Secrets of the perfect Actor Reel

Have you ever wondered what makes the perfect actor reel?
Read below what the casting directors I interviewed want to see in your demo reel.

Start strong!

Make sure we know WHO you are… your NAME should be the first thing we see. Your demo is a professional tool. It can be artistic but it must never be confusing. Your name must appear in clear type within the first 3 seconds and be clearly visible long enough for the casting director to write it down. This is not the time for dazzling video effects. Billboard the name first, then a quick montage is usually OK. If you want to include a longer fabulous, fancy, slow-motion, music-video-style, effect-laden montage you usually are safer to keep it for the end of the reel.

Make sure we see YOUR FACE first, featuring you at your very best…

You can open your video demo with your great professional resume shot as a title screen. We need to see you clearly right away. You should also be the first face, voice and motion shots that we see. If you want to re-use a bit of the opening later as part of longer scene or set-up that’s OK, but start hot, start strong, and start with putting your face right in the casting director’s face!

Put your “best acting bit” and your “most cast-able type” first on the reel.

Don’t save anything for later… grab our attention now. We don’t need to see elements that set-up or explain the scene. Don’t worry about context. Just cut to the good actor bits.
Once you’ve established yourself, your look, voice, and your most cast-able type, move on! It is great to see you doing something “light” or comic and something heavier and more emotional, or vice versa. Strong contrast in characters is good but it’s not life and death. Usually most good demo’s don’t feature really unusual stuff, strong make-up or odd characters or accents right away, although you can go to them after a minute or so.

Be selfish!

Cut out that other actor when and if you can. BUT don’t cut out your reaction shots. We don’t just want to watch you talk, we want see you react.

Keep it tight, sharp and short

Most of the bad demo’s we’ve seen are simply too long and linger too long on weak work. We would rather see a tight 90 seconds than a bad 5 minutes. A good rule of thumb: Total running length over never MORE than three minutes. Leave them wanting more. This is a movie-trailer advertising the feature length movie that is YOU! Don’t overstay your welcome.
Why not steal those million dollar set-ups when you had 3 lines on a big feature or 6 lines on a series? Even a commercial sometimes can show you at your best. Use the shot! Even 5-10 seconds where you’re looking good is useful. Always remember that you are selling to a sophisticated audience that’s highly visual and technically demanding.
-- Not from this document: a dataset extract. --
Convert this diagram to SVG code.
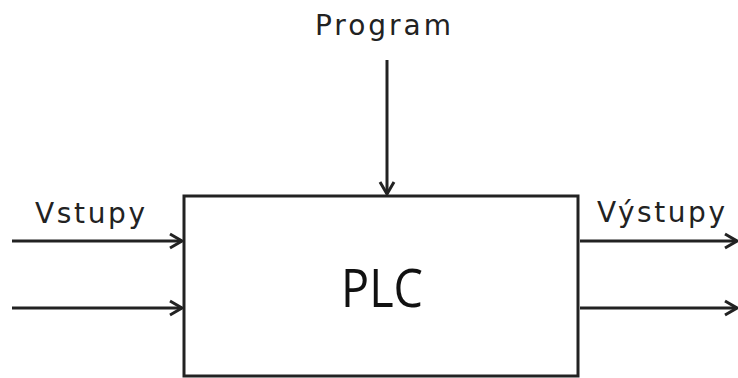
<svg xmlns="http://www.w3.org/2000/svg" width="738" height="378" viewBox="0 0 738 378">
<style>
.lbl{font-family:"DejaVu Sans","Liberation Sans",sans-serif;font-size:28px;fill:#222}
.big{font-family:"Open Sans","Liberation Sans",sans-serif;font-size:53px;fill:#111}
.ln{stroke:#222;stroke-width:3;fill:none}
</style>
<defs>
<marker id="arr" markerUnits="userSpaceOnUse" viewBox="0 0 14 16" refX="13" refY="8" markerWidth="14" markerHeight="16" orient="auto" overflow="visible">
<path d="M1,1 L13,8 L1,15" fill="none" stroke="#222" stroke-width="3"/>
</marker>
</defs>
<rect width="738" height="378" fill="#fff"/>
<g id="plc">
<rect x="184" y="196" width="394" height="180" fill="#fff" stroke="#222" stroke-width="3"/>
<text class="big" x="341" y="307" textLength="82" lengthAdjust="spacingAndGlyphs">PLC</text>
</g>
<g id="labels">
<text class="lbl" x="315" y="35" textLength="136" lengthAdjust="spacing">Program</text>
<text class="lbl" x="35" y="223" textLength="110" lengthAdjust="spacing">Vstupy</text>
<text class="lbl" x="597" y="222" textLength="128" lengthAdjust="spacing">Výstupy</text>
</g>
<g id="connectors">
<line class="ln" x1="387" y1="60" x2="387" y2="194" marker-end="url(#arr)"/>
<line class="ln" x1="12" y1="241" x2="182" y2="241" marker-end="url(#arr)"/>
<line class="ln" x1="12" y1="308" x2="182" y2="308" marker-end="url(#arr)"/>
<line class="ln" x1="580" y1="241" x2="737" y2="241" marker-end="url(#arr)"/>
<line class="ln" x1="580" y1="308" x2="737" y2="308" marker-end="url(#arr)"/>
</g>
</svg>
It should be ALL REAL WORK!

Be aware that most casting directors expect to see MOSTLY professional work on your reel. But the reality is that most actor’s demos will include some non-professional content. Add to your “reel” work with a less-than-professional clip ONLY when it’s really good. A clip from a decent on-camera class, a very short monologue you’ve shot with a good video camera, good cuts from student films are all OK but shouldn’t be the only stuff we see on a working actor’s reel.

Go for great quality first…

But don’t always reject a clip just because you only have a poor dub of it. [A good video editor can sometimes help “beef” up a technically weak bit of tape.] Still you must try to get professional level copies of all your work, every time… that takes persistence! Start the process on the day you do the shoot. Your personal reel is at the very bottom of the list of priorities for any producer but they often respond to courtesy, warmth, persistence and puppy-dog eyes! Always offer to pay for the cost of the dub.

We need to see your eyes!

Medium and close-up shots are the essential shots for your reel. Long or wide shots are good for film-making but weak for demo-making.

No long monologues!

Don’t try and do a long 3+ minute monologue straight to camera [unless you have been specifically asked to do that for something like a theatre school video audition.] Even the greatest actors in the world don’t try to carry more than 90 seconds straight to camera without editing, cutaways, or a change in shot. You are better to do 2 or 3 short contrasting monologues rather than one long one. You might shoot for 3 minutes and edit it down to one.


Be alert to the audio quality. Bad audio, mixed-up levels or weird music will distract more quickly than even a bad image will on video. Spend time on mastering and mixing audio levels. Use music but keep the music under, not over, the top of your performance and your voice.